I've gone to see two movies in the theater. I have to admit that when I'm swamped with work, one of my favorite breaks is heading over to the Spectrum, getting a green tea and maybe a piece of banana bread, and sitting in the dark theater next to D, and getting lost in film. Unfortunately I would rather have been studying than watching The Black Dahlia. I'd read the reviews, but it still picqued my interest, and it was one of those films about which I just wanted to decide for myself. I thought that at the very least it would be a great escapist film--something I need between revisions of my prospectus and grading student papers. I won't bother to repeat too much of what all the scathing reviews have already said, but it was laughably bad. It is probably the only film in my life that I'd paid to see and wanted to walk out of mid-way through (my fellow movie-goers convinced me to stick it out to the end). I get what the film was trying to do, but it failed miserably at campy, at kitschy, at imitation 1940s film noir...and on and on....

The other film we saw was half nelson, which actually turned out to be much better than I expected--much less predictable than I thought it would be.

Today I just discovered yet another study break--watching the little dot that is Scotty and Fiddy travel across the country.
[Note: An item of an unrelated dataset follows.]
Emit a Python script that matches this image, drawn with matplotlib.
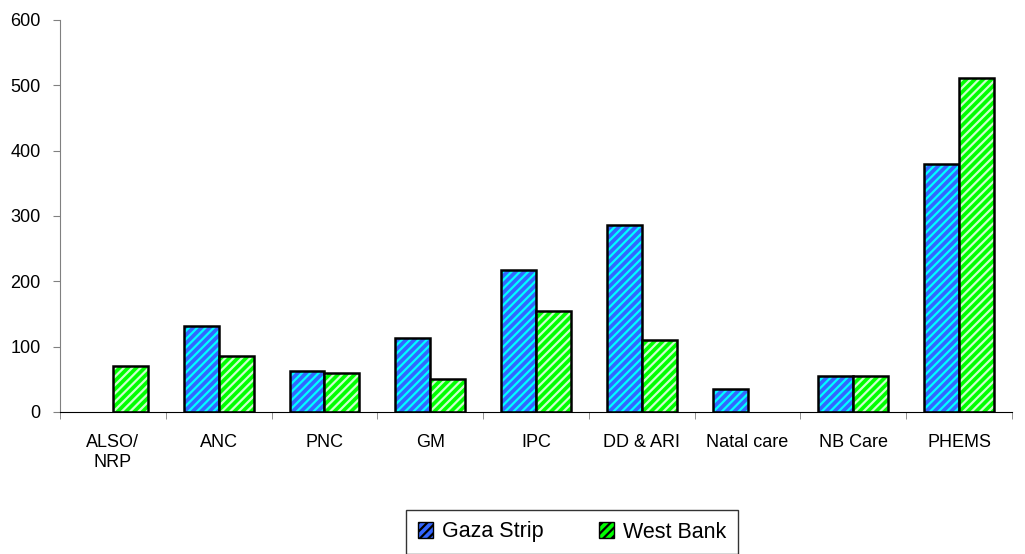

Oooo...looks like they just made it through Montpelier VT. I'm jealous.

And saving the best for project. Well, my revised prospectus is in the hands of my director who happens to be falling behind on grading, commenting, responding, all of that. I'm not sure what that means for my proposed November exam dates, but for now it feels good that it is a little bit out of my hands. Although, this is also a weird space to be in. How to study between now and then? I plan to work on making sure my lists are completely accurate and in doing so figure out what I need to review, what notes might still need to be imported to devon, etc.. That is on the agenda for later today.

ten minute mid-term check-in

Can it really be nearly six weeks since I've blogged? Not that I haven't been completely wrapped up in the blogosphere, but it seems that reading through and commenting on three sections of student blogs has taken away from my own blogging time.
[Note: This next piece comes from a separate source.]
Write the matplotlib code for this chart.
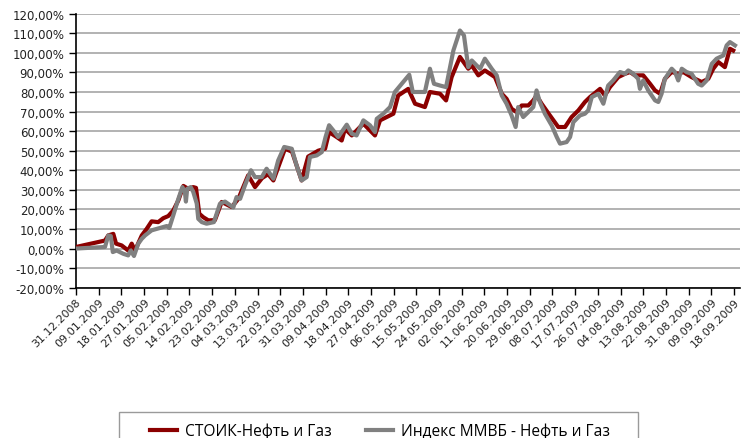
import datetime as dt
import matplotlib
matplotlib.use("Agg")
import matplotlib.pyplot as plt
from matplotlib.patches import Rectangle
from matplotlib.ticker import FuncFormatter

# days since 31.12.2008 and cumulative return, %
start = dt.date(2008, 12, 31)

stoik_days = [0.0, 11.5, 12.8, 14.8, 15.9, 18.1, 20.7, 22.1, 23.4, 26.1, 28.0,
              30.0, 32.6, 34.6, 36.6, 38.6, 40.6, 42.6, 44.5, 46.5, 47.6, 48.9,
              50.5, 52.5, 55.1, 57.8, 61.8, 64.4, 68.3, 71.0, 73.8, 76.2, 78.3,
              82.9, 85.7, 89.5, 92.1, 96.1, 98.8, 100.4, 103.4, 105.4, 106.7,
              109.4, 114.0, 118.6, 120.6, 125.9, 127.8, 131.8, 134.5, 138.4,
              140.4, 144.4, 146.8, 149.0, 152.3, 155.6, 157.0, 159.6, 162.2,
              166.2, 168.9, 170.8, 172.8, 174.8, 176.8, 179.4, 181.4, 182.7,
              184.7, 188.0, 191.3, 194.0, 196.6, 199.3, 201.9, 203.9, 207.9,
              209.8, 211.8, 215.1, 217.8, 219.8, 221.7, 225.0, 227.7, 229.7,
              231.7, 233.6, 236.3, 238.9, 240.9, 244.2, 248.2, 250.8, 252.8,
              254.8, 257.4, 259.4, 260.7]
stoik_vals = [0.8, 4.1, 6.7, 7.5, 2.5, 1.6, -1.0, 2.5, -1.0, 6.7, 10.0,
              13.9, 13.5, 15.5, 16.6, 19.5, 24.6, 32.0, 30.5, 31.4, 31.0, 17.8,
              16.0, 14.4, 14.5, 23.8, 21.2, 25.4, 37.4, 31.4, 36.0, 38.0, 34.8,
              51.0, 49.5, 34.8, 47.0, 50.0, 51.0, 59.5, 57.0, 55.2, 61.2,
              57.8, 63.8, 57.8, 65.5, 68.9, 78.2, 81.6, 74.0, 72.3,
              80.0, 79.1, 75.7, 87.6, 97.9, 91.9, 93.6, 88.5, 91.0,
              87.6, 79.1, 76.5, 71.4, 69.7, 73.1, 73.1, 75.7, 78.2,
              74.0, 68.0, 62.1, 62.1, 67.2, 70.6, 74.9, 77.4, 81.6,
              78.2, 82.5, 87.6, 89.3, 90.2, 88.5, 88.5, 84.2, 80.8,
              79.1, 86.7, 90.2, 89.3, 90.2, 87.6, 85.1, 86.7, 91.9,
              95.3, 92.7, 102.1, 101.2]

micex_days = [0.0, 11.5, 12.8, 13.8, 14.6, 16.1, 18.8, 20.7, 21.7, 23.0, 24.7,
              26.1, 27.4, 30.0, 33.3, 36.0, 37.0, 38.6, 40.6, 42.2, 43.2, 43.6,
              44.1, 45.5, 46.5, 47.9, 48.5, 49.9, 51.8, 54.7, 57.1, 59.1, 62.4,
              63.7, 65.1, 67.0, 69.4, 71.0, 73.7, 75.6, 77.0, 78.3, 80.2, 82.6,
              85.6, 87.5, 89.5, 91.5, 92.8, 95.5, 97.5, 99.0, 100.4, 102.1,
              104.0, 107.4, 109.4, 111.3, 114.0, 116.6, 118.6, 119.3, 121.9,
              124.6, 126.5, 129.2, 132.2, 133.6, 135.8, 138.4, 140.4, 142.0,
              144.4, 146.8, 149.7, 152.3, 153.9, 155.6, 157.0, 158.9, 160.3,
              162.2, 164.9, 166.9, 168.9, 170.8, 172.8, 174.4, 175.4, 177.4,
              179.4, 181.4, 182.7, 184.0, 186.0, 188.7, 190.7, 192.0, 194.6,
              196.0, 197.3, 199.9, 201.9, 203.2, 204.6, 207.2, 209.2, 211.1,
              213.1, 215.8, 217.8, 219.1, 221.1, 223.0, 223.7, 225.0, 227.0,
              229.7, 231.0, 232.3, 233.6, 236.3, 237.6, 238.9, 240.3, 242.2,
              244.2, 246.8, 248.2, 250.2, 252.2, 254.1, 256.8, 258.1, 259.4,
              261.4]
micex_vals = [0.0, 0.8, 6.7, 6.4, -1.8, -1.0, -2.7, -3.5, -1.0, -3.8, 2.5,
              5.0, 6.7, 9.3, 10.5, 11.5, 10.5, 17.0, 25.4, 31.4, 28.9, 24.0,
              30.5, 31.4, 29.0, 23.0, 15.2, 13.5, 12.7, 13.5, 22.9, 24.0, 21.0,
              26.3, 25.4, 32.2, 40.0, 36.5, 36.5, 40.8, 38.2, 35.7, 45.0, 51.9,
              51.0, 42.5, 34.8, 36.5, 46.8, 47.6, 49.3, 57.0, 63.0, 60.3,
              57.0, 63.3, 58.7, 57.8, 65.5, 63.0, 59.5, 66.3, 68.9,
              72.3, 80.0, 84.2, 88.8, 80.0, 80.0, 80.0, 91.9, 84.2,
              83.3, 82.5, 101.2, 111.4, 108.9, 92.7, 96.1, 93.6, 91.9,
              97.0, 91.9, 88.5, 78.2, 74.0, 68.0, 62.1, 72.3, 67.2,
              69.7, 72.3, 80.8, 74.9, 68.9, 62.9, 57.0, 53.6, 54.4,
              57.0, 64.6, 68.0, 68.9, 70.6, 77.4, 79.1, 74.0, 83.3,
              85.9, 90.2, 89.3, 91.0, 89.3, 86.7, 81.6, 85.9, 80.8,
              75.7, 74.9, 79.1, 86.7, 91.9, 90.2, 85.9, 91.9, 90.2,
              89.3, 84.2, 83.3, 85.9, 94.4, 97.0, 98.7, 103.8, 105.5,
              103.8]

tick_days = list(range(0, 262, 9))
tick_labels = [(start + dt.timedelta(days=d)).strftime("%d.%m.%Y") for d in tick_days]

fig = plt.figure(figsize=(7.42, 4.39), dpi=100)
ax = fig.add_axes([76 / 742, 0.3424, 664 / 742, 0.6241])

ax.plot(stoik_days, stoik_vals, color="#8B0000", lw=3.0, solid_joinstyle="round",
        label="СТОИК-Нефть и Газ", zorder=3)
ax.plot(micex_days, micex_vals, color="#808080", lw=3.0, solid_joinstyle="round",
        label="Индекс ММВБ - Нефть и Газ", zorder=4)

ax.set_xlim(0, 263.4)
ax.set_ylim(-20, 120)
ax.set_yticks(range(-20, 121, 10))
ax.yaxis.set_major_formatter(FuncFormatter(lambda v, p: ("%.2f%%" % v).replace(".", ",")))
ax.set_xticks(tick_days)
ax.set_xticklabels(tick_labels, rotation=45, ha="right", va="top",
                   rotation_mode="anchor", fontsize=8)

ax.grid(axis="y", color="#A6A6A6", lw=1.2)
ax.set_axisbelow(True)
for s in ["top", "right"]:
    ax.spines[s].set_visible(False)
for s in ["left", "bottom"]:
    ax.spines[s].set_color("black")
    ax.spines[s].set_linewidth(1.2)
ax.tick_params(axis="both", direction="out", length=5, width=1, colors="black",
               labelcolor="#222222")
ax.tick_params(axis="y", labelsize=8.5)
ax.tick_params(axis="x", pad=1)

# legend box runs off the bottom edge, like the original
fig.patches.append(Rectangle((119 / 742, -0.05), 519 / 742, 0.05 + 26 / 439,
                             transform=fig.transFigure, fill=False,
                             edgecolor="#9A9A9A", lw=1.0))
fig.legend(loc="center left", bbox_to_anchor=(150 / 742, 1 - 432 / 439), ncol=2,
           frameon=False, borderpad=0, borderaxespad=0, handlelength=1.75,
           handletextpad=0.5, columnspacing=2.2,
           prop={"family": ["Open Sans", "DejaVu Sans"], "size": 11.2})

fig.savefig("out.png", dpi=100)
In the past week or so it seems that my students are really lagging behind with their posting. They are either not posting at all, or their posts are not as developed as they were in the beginning. I talked to them about this today in class. I also asked them for (anonymous...well except for the results of the handwriting analysis) feedback on the class in general. A few of the students say they are experiencing problems with Flock, so today in class I decided to have everyone post their freewrite to their blog, so I could double check these issues and try to help out. For the most part the issues seem to be either sporadic--as in, they can post *most* of the time, but not always and for seemingly no reason--or just inexplicable. I have one student running PocketFlock and has been since the second week of the semester, and suddenly now it is running incredibly slowly--not loading his RSS feeds properly, making it really difficult for him to comment on the blogs of his peers. Other students have had trouble with Flock freezing or not opening at all. Ultimately it seems as though I may have reconsider the use of Flock in future semesters.
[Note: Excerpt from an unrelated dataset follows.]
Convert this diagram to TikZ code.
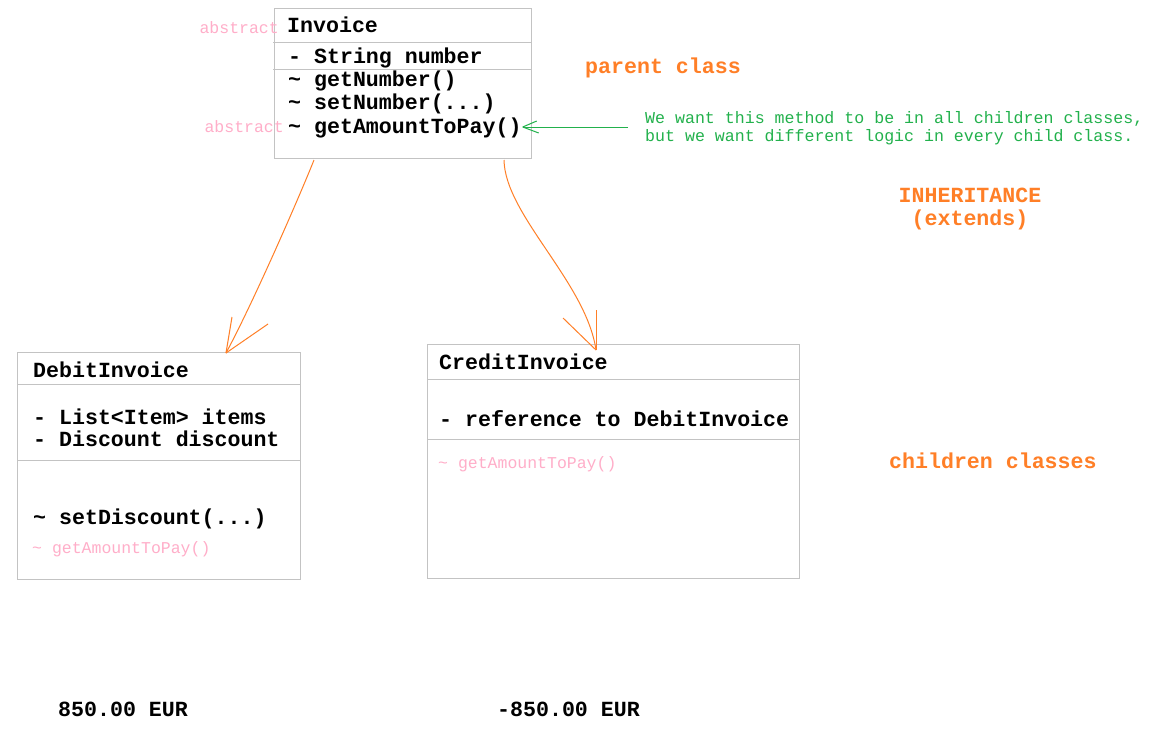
\documentclass[tikz,border=0pt]{standalone}
\usepackage{fontspec}
\setmonofont{Liberation Mono}
\usetikzlibrary{calc}
\definecolor{boxgray}{HTML}{C3C3C3}
\definecolor{paintorange}{HTML}{FF7F27}
\definecolor{paintgreen}{HTML}{22B14C}
\definecolor{paintpink}{HTML}{FFAEC9}
\tikzset{
  umlbox/.style={draw=boxgray, line width=1pt, inner sep=0, anchor=north west},
  sepline/.style={draw=boxgray, line width=1pt},
  big/.style={inner sep=0, anchor=base west, font=\ttfamily\bfseries\fontsize{21.6}{24}\selectfont},
  cls/.style={big, text=black},
  pinknote/.style={inner sep=0, anchor=base west, text=paintpink, font=\ttfamily\fontsize{16.5}{19}\selectfont},
  hint/.style={inner sep=0, anchor=base west, text=paintgreen, font=\ttfamily\fontsize{16.6}{18}\selectfont},
  lbl/.style={big, text=paintorange},
  inh/.style={draw=paintorange, line width=1pt},
  grn/.style={draw=paintgreen, line width=1pt},
}
\begin{document}
\begin{tikzpicture}[x=1pt, y=-1pt]
\useasboundingbox[fill=white] (0,0) rectangle (1150,739);

% Invoice box
\node[umlbox, minimum width=257, minimum height=150] (invoice) at (274,8) {};
\draw[sepline] (273,42) -- (531,42);
\draw[sepline] (273,69) -- (531,69);
\node[cls] (invname) at (287,32.5) {Invoice};
\node[cls] (attr) at (288,63) {- String number};
\node[cls] (m1) at (288,86) {\char`~{} getNumber()};
\node[cls] (m2) at (288,109) {\char`~{} setNumber(...)};
\node[cls] (m3) at (288,133) {\char`~{} getAmountToPay()};
\node[pinknote, anchor=base east] (abs1) at (279,33) {abstract};
\node[pinknote, anchor=base east] (abs2) at (284,132) {abstract};

% DebitInvoice box
\node[umlbox, minimum width=283, minimum height=227] (debit) at (17,352) {};
\draw[sepline] (17,384) -- (300,384);
\draw[sepline] (17,460) -- (300,460);
\node[cls] (dname) at (33,377) {DebitInvoice};
\node[cls] (d1) at (33,424) {- List<Item> items};
\node[cls] (d2) at (33,446) {- Discount discount};
\node[cls] (d3) at (33,524) {\char`~{} setDiscount(...)};
\node[pinknote] (d4) at (32,553) {\char`~{} getAmountToPay()};

% CreditInvoice box
\node[umlbox, minimum width=372, minimum height=234] (credit) at (427,344) {};
\draw[sepline] (427,379) -- (799,379);
\draw[sepline] (427,439) -- (799,439);
\node[cls] (cname) at (439,369) {CreditInvoice};
\node[cls] (c1) at (439,426) {- reference to DebitInvoice};
\node[pinknote] (c2) at (438,468) {\char`~{} getAmountToPay()};

% labels
\node[lbl] (parent) at (585,73) {parent class};
\node[lbl, anchor=base] (inhlbl) at (970,202) {INHERITANCE};
\node[lbl, anchor=base] (extlbl) at (970,225) {(extends)};
\node[lbl] (children) at (889,468) {children classes};
\node[cls] (amount1) at (58,716) {850.00 EUR};
\node[cls] (amount2) at (497,716) {-850.00 EUR};
\node[hint] (hint1) at (645,123.5) {We want this method to be in all children classes,};
\node[hint] (hint2) at (645,141.5) {but we want different logic in every child class.};

% inheritance arrows
\coordinate (s1) at ($(invoice.south west)+(40,1)$);
\coordinate (t1) at ($(debit.north west)+(209,1)$);
\draw[inh] (s1) .. controls (298,200) and (252,305) .. (t1);
\draw[inh] (t1) -- ++(6,-36);
\draw[inh] (t1) -- ++(42,-29);

\coordinate (s2) at ($(invoice.south west)+(230,1)$);
\coordinate (t2) at ($(credit.north west)+(169,6)$);
\draw[inh] (s2) .. controls (505,215) and (586,282) .. (t2);
\draw[inh] (t2) -- ++(0,-40);
\draw[inh] (t2) -- ++(-33,-32);

% green note arrow
\coordinate (gend) at (628,127);
\coordinate (gtip) at ($(m3.base east)+(1,-6)$);
\draw[grn] (gend) -- (gtip);
\draw[grn] (gtip) -- ++(14,-6);
\draw[grn] (gtip) -- ++(16,6);
\end{tikzpicture}
\end{document}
Aside from Flock, the feedback about the blogging portion of the class has been really, really mixed. I'm trying to be okay with this, but I'm just not sure I'm reaching enough of the students with this one. I find it a valuable project and have tried to articulate that to them, though not all of them seem to see it that way. And I actually really enjoy reading what they have to say. Again, Dave has said that about 80% seem invested, and I want to be okay with that percentage. I want to say that with that percentage, I would do this all again. But the divide between those who LOVE it and are invested and those who HATE it and find it incredibly stressful is HUGE. This weekend I'm sending out e-mails to individual students who seem to be strugging, with the hope of offering advice to get everyone on track (again).

Other than that, I'm thrilled to say that I received numerous requests for MORE in-class freewriting. Not a problem. Coming right up!